Special to the Journal
GF Patisserie Gluten-free Perogies
Recipe links on the GF Patisserie website redirect to a blog by Victoria Edlinger’s husband Peter, who calls himself The Celiac Husband. GF Patisserie Flour Mix is available in Edmonton at Ben’s Meats & Deli (15726 Stony Plain Rd., 780-489-1424) and at the bakery in Cochrane.
Serves 4, plus leftovers
For the dough:
◗ 2 large eggs
◗ 1-3/4 cups (425 mL) GF Patisserie Flour
Mix, plus more for dusting
◗ 1 tablespoon (15 mL) sour cream
◗ 1/2 cup (125 mL) water, more as needed
◗ 3 teaspoons (15 mL) xanthan gum (a thickening agent, available at most grocery stores)
◗ Salt and pepper
For the filling:
◗ Cold mashed potatoes (made from about 3 medium, starchy potatoes)
◗ 2 tablespoons (25 mL) unsalted butter; more as needed
◗ 1 small onion, chopped
◗ 1 clove garlic, finely minced
◗ Freshly grated cheese (about 1/4 the amount of potatoes)
◗ Bacon, cooked and chopped fine (about half the amount of potatoes)
To make the dough, beat the eggs. In a large bowl, combine the flour, eggs, sour cream, water and xanthan. If dough is sticky, add more flour. Roll out dough, cut into circles about 5 cm (2 inches) in diameter. For the filling, mix all ingredients together. Fill each dough circle with a tablespoon of filling. Fold into a semicircle and pinch edges closed using the tines of a fork. Meanwhile, put 5 quarts (4.75 litres) water on to boil.

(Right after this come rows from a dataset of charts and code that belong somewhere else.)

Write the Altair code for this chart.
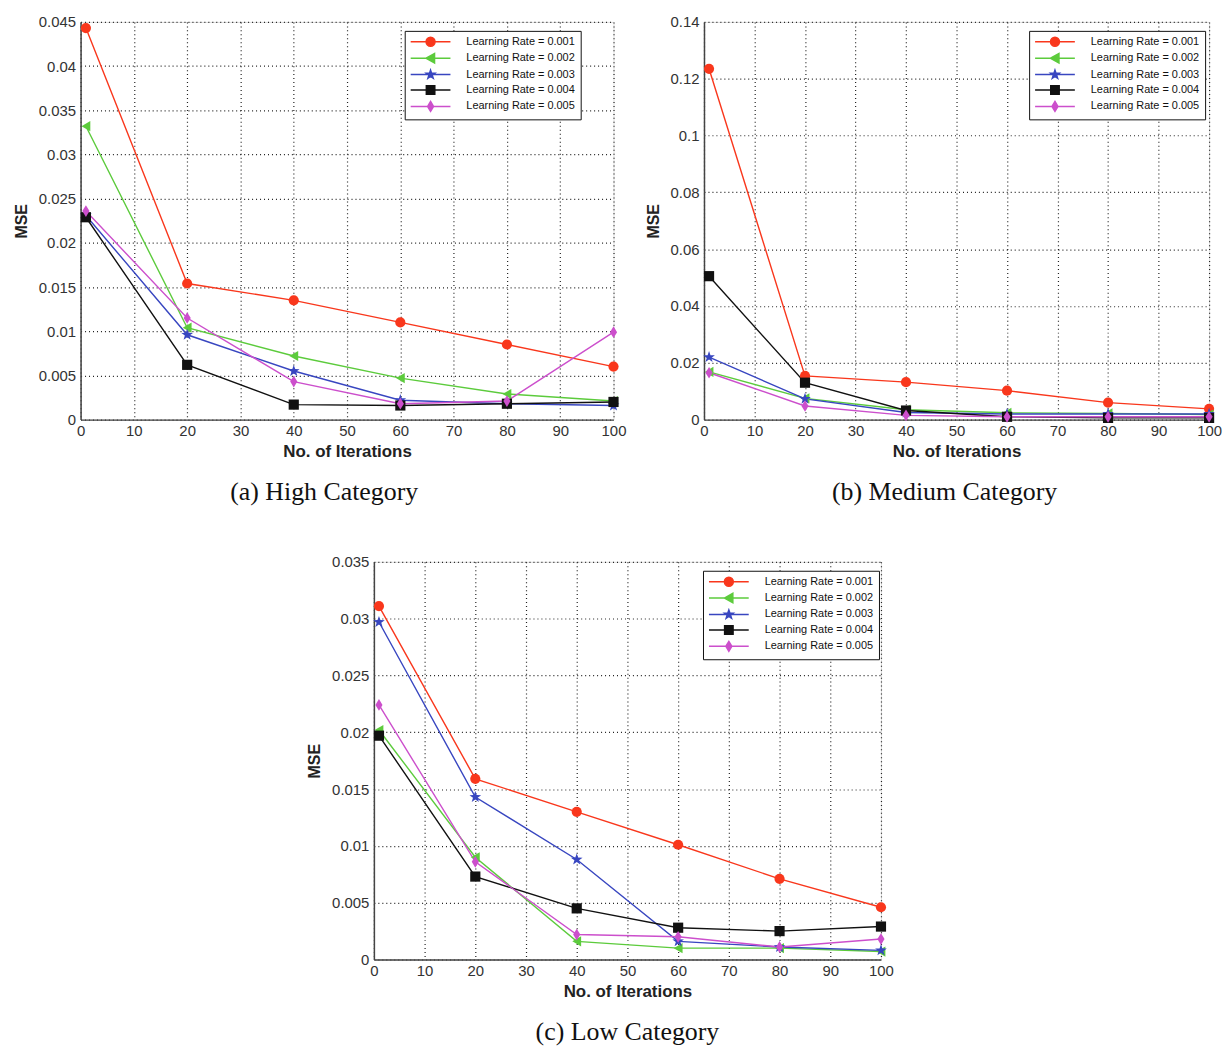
import altair as alt
import pandas as pd

iterations = [1, 20, 40, 60, 80, 100]
series = [
    "Learning Rate = 0.001",
    "Learning Rate = 0.002",
    "Learning Rate = 0.003",
    "Learning Rate = 0.004",
    "Learning Rate = 0.005",
]
colors = ["#f9371c", "#5ccb3c", "#3846c0", "#111111", "#cc4fcc"]

# (a) High Category
high_001 = [0.0443, 0.0154, 0.0135, 0.0110, 0.0085, 0.0060]
high_002 = [0.0332, 0.0104, 0.0072, 0.0047, 0.0029, 0.0021]
high_003 = [0.0231, 0.0096, 0.0055, 0.0022, 0.0018, 0.0016]
high_004 = [0.0229, 0.0062, 0.0017, 0.0016, 0.0018, 0.0020]
high_005 = [0.0236, 0.0115, 0.0043, 0.0018, 0.0021, 0.0099]

# (b) Medium Category
med_001 = [0.1235, 0.0154, 0.0132, 0.0102, 0.0060, 0.0038]
med_002 = [0.0168, 0.0075, 0.0035, 0.0024, 0.0022, 0.0018]
med_003 = [0.0220, 0.0073, 0.0025, 0.0020, 0.0020, 0.0020]
med_004 = [0.0505, 0.0130, 0.0032, 0.0010, 0.0006, 0.0006]
med_005 = [0.0165, 0.0048, 0.0015, 0.0010, 0.0010, 0.0010]

# (c) Low Category
low_001 = [0.0311, 0.0159, 0.0130, 0.0101, 0.0071, 0.0046]
low_002 = [0.0202, 0.0090, 0.0016, 0.0010, 0.0010, 0.0007]
low_003 = [0.0297, 0.0143, 0.0088, 0.0016, 0.0011, 0.0008]
low_004 = [0.0197, 0.0073, 0.0045, 0.0028, 0.0025, 0.0029]
low_005 = [0.0224, 0.0086, 0.0022, 0.0020, 0.0011, 0.0018]

x_ticks = [0, 10, 20, 30, 40, 50, 60, 70, 80, 90, 100]
high_ticks = [0, 0.005, 0.01, 0.015, 0.02, 0.025, 0.03, 0.035, 0.04, 0.045]
med_ticks = [0, 0.02, 0.04, 0.06, 0.08, 0.1, 0.12, 0.14]
low_ticks = [0, 0.005, 0.01, 0.015, 0.02, 0.025, 0.03, 0.035]

STAR = "M0,-1.2L0.282,-0.389L1.141,-0.371L0.456,0.149L0.706,0.971L0,0.48L-0.706,0.971L-0.456,0.149L-1.141,-0.371L-0.282,-0.389Z"
DIAMOND = "M0,-1.15L0.7,0L0,1.15L-0.7,0Z"
marker_shapes = ["circle", "triangle-left", STAR, "square", DIAMOND]

LINE = "M-4,0H4"
legend_shapes = [
    LINE + "M-0.9,0A0.9,0.9,0,1,1,0.9,0A0.9,0.9,0,1,1,-0.9,0Z",
    LINE + "M-0.9,0L0.8,-0.95L0.8,0.95Z",
    LINE + "M0,-0.9L0.21,-0.29L0.86,-0.28L0.34,0.11L0.53,0.73L0,0.36L-0.53,0.73L-0.34,0.11L-0.86,-0.28L-0.21,-0.29Z",
    LINE + "M-0.85,-0.85H0.85V0.85H-0.85Z",
    LINE + "M0,-1L0.6,0L0,1L-0.6,0Z",
]

FONT = "Liberation Sans"


def make_df(lists):
    rows = []
    for s, vals in zip(series, lists):
        for it, v in zip(iterations, vals):
            rows.append({"iter": it, "mse": v, "series": s})
    return pd.DataFrame(rows)


def panel(lists, ymax, yticks, width, height, caption, lx, ly, cap_dx):
    df = make_df(lists)
    xaxis = alt.Axis(values=x_ticks, grid=True, ticks=False, labelPadding=4,
                     titlePadding=5, labelFontSize=15, titleFontSize=17,
                     titleFontWeight="bold", domainColor="#444", domainWidth=1.5,
                     gridDash=[1, 3], gridColor="#222", gridWidth=1.2,
                     labelColor="#333", titleColor="#222", labelFlush=False,
                     labelOverlap=False, labelFont=FONT, titleFont=FONT)
    yaxis = alt.Axis(values=yticks, format="~g", grid=True, ticks=False,
                     labelPadding=5, titlePadding=9, labelFontSize=15,
                     titleFontSize=16, titleFontWeight="bold", domainColor="#444",
                     domainWidth=1.5, gridDash=[1, 3], gridColor="#222",
                     gridWidth=1.2, labelColor="#333", titleColor="#222",
                     labelOverlap=False, labelFont=FONT, titleFont=FONT)
    X = alt.X("iter:Q", scale=alt.Scale(domain=[0, 100], nice=False, zero=False),
              axis=xaxis, title="No. of Iterations")
    Y = alt.Y("mse:Q", scale=alt.Scale(domain=[0, ymax], nice=False),
              axis=yaxis, title="MSE")
    cscale = alt.Scale(domain=series, range=colors)
    lines = alt.Chart(df).mark_line(strokeWidth=1.4).encode(
        x=X, y=Y, color=alt.Color("series:N", scale=cscale, legend=None))
    pts = alt.Chart(df).mark_point(filled=True, size=105, opacity=1).encode(
        x=X, y=Y,
        color=alt.Color("series:N", scale=cscale, legend=None),
        shape=alt.Shape("series:N", scale=alt.Scale(domain=series, range=marker_shapes), legend=None))
    leg = alt.Legend(orient="none", legendX=lx, legendY=ly, title=None,
                     labelFont=FONT, labelFontSize=11, labelColor="#111",
                     symbolSize=100, symbolStrokeWidth=1.5, symbolOffset=15,
                     labelOffset=30, rowPadding=0.5, padding=5,
                     strokeColor="#111", fillColor="white")
    legl = alt.Chart(df).mark_point(filled=True, size=100, opacity=1, strokeWidth=1.5).encode(
        x=X, y=Y,
        fill=alt.Fill("series:N", scale=cscale, legend=leg),
        stroke=alt.Stroke("series:N", scale=cscale, legend=leg),
        shape=alt.Shape("series:N", scale=alt.Scale(domain=series, range=legend_shapes), legend=leg),
    ).transform_filter("false")
    return alt.layer(lines, pts, legl).resolve_scale(
        shape="independent", fill="independent", stroke="independent"
    ).properties(
        width=width, height=height,
        title=alt.Title(caption, orient="bottom", font="Liberation Serif", fontSize=26,
                        fontWeight="normal", color="#111", offset=20, anchor="middle",
                        frame="group", dx=cap_dx))


pa = panel([high_001, high_002, high_003, high_004, high_005], 0.045, high_ticks,
           536, 400, "(a) High Category", 326, 9, -23)
pb = panel([med_001, med_002, med_003, med_004, med_005], 0.14, med_ticks,
           508, 400, "(b) Medium Category", 327, 9, -12)
pc = panel([low_001, low_002, low_003, low_004, low_005], 0.035, low_ticks,
           510, 400, "(c) Low Category", 331, 9, 0)

spacer = alt.Chart(pd.DataFrame({"v": [0]})).mark_point(opacity=0, size=0).encode(
    x=alt.X("v:Q", axis=None), y=alt.Y("v:Q", axis=None)
).properties(width=226, height=10, view=alt.ViewBackground(stroke=None, strokeWidth=0))

top = alt.hconcat(pa, pb, spacing=17)
bottom = alt.hconcat(spacer, pc, spacing=0)
chart = alt.vconcat(top, bottom, spacing=48).properties(
    padding={"left": 4, "top": 3, "right": 0, "bottom": 0}
).configure_view(stroke=None, strokeWidth=0).configure(font=FONT)

chart.save("out.html", embed_options={"renderer": "svg", "actions": False})
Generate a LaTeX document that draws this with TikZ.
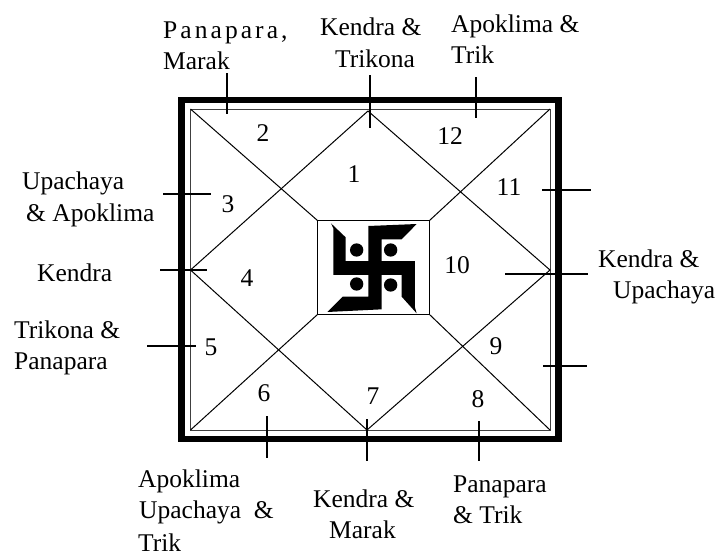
\documentclass[tikz,border=0pt]{standalone}
\usepackage{fontspec}
\setmainfont{Liberation Serif}
\tikzset{
  lbl/.style={font=\fontsize{25.5}{28}\selectfont,inner sep=0pt,anchor=base west},
  num/.style={font=\fontsize{25.5}{28}\selectfont,inner sep=0pt},
  frameout/.style={draw=black,line width=6.5pt},
  framein/.style={draw=black!75,line width=1pt},
  thin line/.style={draw=black,line width=1pt},
  tick/.style={draw=black,line width=2pt},
}
\begin{document}
\begin{tikzpicture}[x=1pt,y=-1pt]
\useasboundingbox (0,0) rectangle (721,558);
\draw[frameout] (181.5,100) rectangle (558.5,439);
\draw[framein] (190.5,109) rectangle (550,430);
\coordinate (tl) at (190.5,109); \coordinate (tr) at (550,109);
\coordinate (bl) at (190.5,430); \coordinate (br) at (550,430);
\coordinate (mt) at (368,111); \coordinate (mr) at (550,270);
\coordinate (mb) at (367,430); \coordinate (ml) at (190.5,270);
\node[draw=black,line width=1pt,minimum width=111pt,minimum height=93pt,inner sep=0pt] (c) at (373.5,267.5) {};
\draw[thin line] (tl) -- (c.north west) (tr) -- (c.north east) (bl) -- (c.south west) (br) -- (c.south east);
\draw[thin line] (mt) -- (ml) -- (mb) -- (mr) -- cycle;
\fill[white] (c.south west) rectangle (c.north east);
\draw[black,line width=1pt] (c.south west) rectangle (c.north east);
% swastika
\begin{scope}[shift={(300,200)},x=0.3333pt,y=-0.3333pt]
\fill[black] (93,70)--(137,112)--(137,183)--(205,183)--(205,78)--(350,72)--(305,118)--(245,118)--(245,183)--(345,183)--(345,322)--(350,340)--(305,290)--(305,225)--(245,225)--(245,328)--(82,336)--(128,290)--(205,290)--(205,225)--(100,225)--(100,85)--cycle;
\fill[black] (170,150) circle[radius=20] (272,150) circle[radius=20] (170,252) circle[radius=20] (272,255) circle[radius=20];
\end{scope}
% ticks
\coordinate (t1a) at (227,73); \coordinate (t1b) at (227,114);
\coordinate (t2a) at (370,75); \coordinate (t2b) at (370,128);
\coordinate (t3a) at (476,77); \coordinate (t3b) at (476,118);
\coordinate (t4a) at (542,190); \coordinate (t4b) at (591,190);
\coordinate (t5a) at (505,273.5); \coordinate (t5b) at (588,273.5);
\coordinate (t6a) at (543,366); \coordinate (t6b) at (587,366);
\coordinate (t7a) at (479,421); \coordinate (t7b) at (479,461);
\coordinate (t8a) at (367,419); \coordinate (t8b) at (367,461);
\coordinate (t9a) at (267,416); \coordinate (t9b) at (267,458);
\coordinate (t10a) at (147,346); \coordinate (t10b) at (196,346);
\coordinate (t11a) at (160,270); \coordinate (t11b) at (207,270);
\coordinate (t12a) at (163,194); \coordinate (t12b) at (211,194);
\foreach \i in {1,...,12} \draw[tick] (t\i a) -- (t\i b);
% numbers
\node[num] (n1) at (354,174) {1};
\node[num] (n2) at (263,133) {2};
\node[num] (n3) at (228,204) {3};
\node[num] (n4) at (247,278) {4};
\node[num] (n5) at (211,347) {5};
\node[num] (n6) at (264,393) {6};
\node[num] (n7) at (373,396) {7};
\node[num] (n8) at (478,399) {8};
\node[num] (n9) at (496,346) {9};
\node[num] (n10) at (457,265) {10};
\node[num] (n11) at (509,187) {11};
\node[num] (n12) at (450,136) {12};
% labels
\node[lbl] (l1) at (163,38) {\addfontfeature{LetterSpace=12}Panapara,};
\node[lbl] (l1b) at (163,69) {Marak};
\node[lbl] (l2) at (320,35) {Kendra \&};
\node[lbl] (l2b) at (335,67) {Trikona};
\node[lbl] (l3) at (451,32) {Apoklima \&};
\node[lbl] (l3b) at (451,63) {Trik};
\node[lbl] (l4) at (22,189) {Upachaya};
\node[lbl] (l4b) at (26,221) {\& Apoklima};
\node[lbl] (l5) at (37,281) {Kendra};
\node[lbl] (l6) at (14,338) {Trikona \&};
\node[lbl] (l6b) at (14,369) {Panapara};
\node[lbl] (l7) at (598,267) {Kendra \&};
\node[lbl] (l7b) at (613,298) {Upachaya};
\node[lbl] (l8) at (453,492) {Panapara};
\node[lbl] (l8b) at (453,523) {\& Trik};
\node[lbl] (l9) at (313,507) {Kendra \&};
\node[lbl] (l9b) at (329,538) {Marak};
\node[lbl] (l10) at (138,487) {Apoklima};
\node[lbl] (l10b) at (139,518) {Upachaya \ \&};
\node[lbl] (l10c) at (138,551) {Trik};
\end{tikzpicture}
\end{document}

Drop the perogies in batches into the boiling water, stirring occasionally. When they float to the top, cook for another minute. Fish them out and put them in a bowl. Sauté in butter, add salt and pepper.
Interested in an in-person perogy-making lesson? Cheryl Arkison, a Calgary food and quilting blogger, is teaching a workshop on Saturday, Jan. 29 in Edmonton. For more information or to sign up, go to acanadianfoodie.com.
GF Patisserie Gluten-free Fish and Chips
◗ 3/4 cup (175 mL) GF Patisserie flour mix, plus more for dredging
◗ 1/2 teaspoon (2 mL) salt
◗ 1/2 teaspoon (2 mL) baking soda
◗ 1 teaspoon (5 mL) xanthan
◗ 2 tablespoons (25 mL) apple vinegar
◗ 1 egg
◗ 1 cup (250 mL) gluten-free beer (Go to edmontonjournal.com/taste for a list of stores)
◗ Cod, about 200 grams per person
◗ Canola oil, for frying
Mix first seven ingredients until smooth. Dredge the fish in flour, then dip in batter. Heat about 3 inches (7.5 cm) of oil to 375 F (170 C). Slide fish into hot oil until golden brown.